Royal Dutch Shell Plc  .com Rotating Header Image Chevron May Increase LNG Project Capacity

09.03.2007 12:39

Chevron Corp. and partners may increase the proposed Gorgon liquefied natural gas project’s capacity in Australia by 50 percent to lower production costs, two executives at the venture said, Bloomberg reported.

Chevron, Exxon Mobil Corp. and Royal Dutch Shell Plc may build two production lines each able to produce as much as 7.5 million metric tons a year, instead of 5 million, said the executives, asking not to be identified before a decision is made.
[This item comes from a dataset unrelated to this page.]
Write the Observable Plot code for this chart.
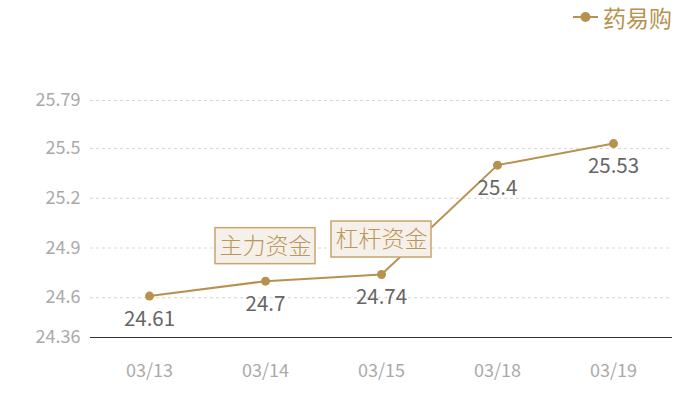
<!DOCTYPE html>
<html><head><meta charset="utf-8">
<script src="https://cdn.jsdelivr.net/npm/d3@7"></script>
<script src="https://cdn.jsdelivr.net/npm/@observablehq/plot@0.6"></script>
<style>
body{margin:0;background:#fff;font-family:"Noto Sans CJK SC","Noto Sans",sans-serif;}
#wrap{position:relative;width:700px;height:400px;}
#legend{position:absolute;top:2px;right:28px;display:flex;align-items:center;color:#b8914f;font-size:23px;line-height:30px;z-index:2;font-weight:400;}
#legend svg{margin-right:5px;}
</style>
</head><body>
<div id="wrap"><div id="legend"><svg width="25" height="20"><line x1="0" y1="10" x2="25" y2="10" stroke="#b8914f" stroke-width="2"/><circle cx="12.5" cy="10" r="5" fill="#b8914f"/></svg><span>药易购</span></div></div>
<script>
const dates = ["03/13","03/14","03/15","03/18","03/19"];
const prices = [24.61, 24.7, 24.74, 25.4, 25.53];
const yTicks = [24.36, 24.6, 24.9, 25.2, 25.5, 25.79];
const noteDates = ["03/14","03/15"];
const noteValues = [24.7, 24.74];
const noteTexts = ["主力资金","杠杆资金"];

const data = dates.map((d,i)=>({date:d, value:prices[i]}));
const notes = noteDates.map((d,i)=>({date:d, value:noteValues[i], text:noteTexts[i]}));
const gold = "#b8914f";

const chart = Plot.plot({
  width: 700, height: 400,
  marginLeft: 90, marginRight: 28, marginTop: 100, marginBottom: 63,
  style: {fontFamily: '"Noto Sans CJK SC","Noto Sans",sans-serif', color: "#aaa", background: "#fff"},
  x: {type: "point", domain: dates, padding: 0.5},
  y: {domain: [24.36, 25.79]},
  marks: [
    Plot.gridY(yTicks.filter(t => t > 24.36), {stroke: "#d6d6d6", strokeOpacity: 1, strokeDasharray: "3,3"}),
    Plot.ruleY([24.36], {stroke: "#333", strokeWidth: 1}),
    Plot.axisY({ticks: yTicks, tickSize: 0, tickPadding: 10, fontSize: 18, fill: "#aaa", tickFormat: d => String(d), label: null}),
    Plot.axisX({tickSize: 0, tickPadding: 27, fontSize: 18, fill: "#aaa", label: null}),
    Plot.line(data, {x: "date", y: "value", stroke: gold, strokeWidth: 2}),
    Plot.dot(data, {x: "date", y: "value", r: 4.5, fill: gold}),
    Plot.text(data, {x: "date", y: "value", text: d => String(d.value), dy: 23, fontSize: 20.5, fill: "#666"}),
    Plot.rect(notes, {x1: "date", x2: "date", y1: "value", y2: "value", insetLeft: -50, insetRight: -50, insetTop: -36, dy: -17, fill: "#f5f0e9", stroke: "#c9a46c", strokeWidth: 1.5}),
    Plot.text(notes, {x: "date", y: "value", text: "text", dy: -35, fontSize: 23, fill: "#bd955a", fontWeight: 300})
  ]
});
document.getElementById("wrap").appendChild(chart);
chart.style.position = "absolute";
chart.style.left = "0"; chart.style.top = "0";
</script>
</body></html>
The plants will chill gas to minus 161 degrees Celsius, turning it into liquid so that it can be loaded onto a ship.

The partners last year said they will miss the 2010 start date for LNG deliveries because of delays in environmental approvals and planning to increase profitability. Australia’s government estimates Gorgon, which will tap about 40 trillion cubic feet of gas in fields off the northwestern coast, may cost more than A$15 billion ($12 billion).

“There would be some scale economics” in building a larger plant, said Frank Harris, co-head of global LNG at Wood Mackenzie Consultants Ltd. in Edinburgh. “Assuming that the partners could get Gorgon up and running in 2012, marketing the extra gas shouldn’t be a problem.”

Global trade in LNG may more than double by 2015 to about 370 million metric tons, from about 145 million in 2005, Woodside Petroleum Ltd., operator of the North West Shelf LNG venture, said last month. LNG may supply 31 percent of global natural gas by 2010, PricewaterhouseCoopers LLP, the world’s biggest accounting firm, said in a report.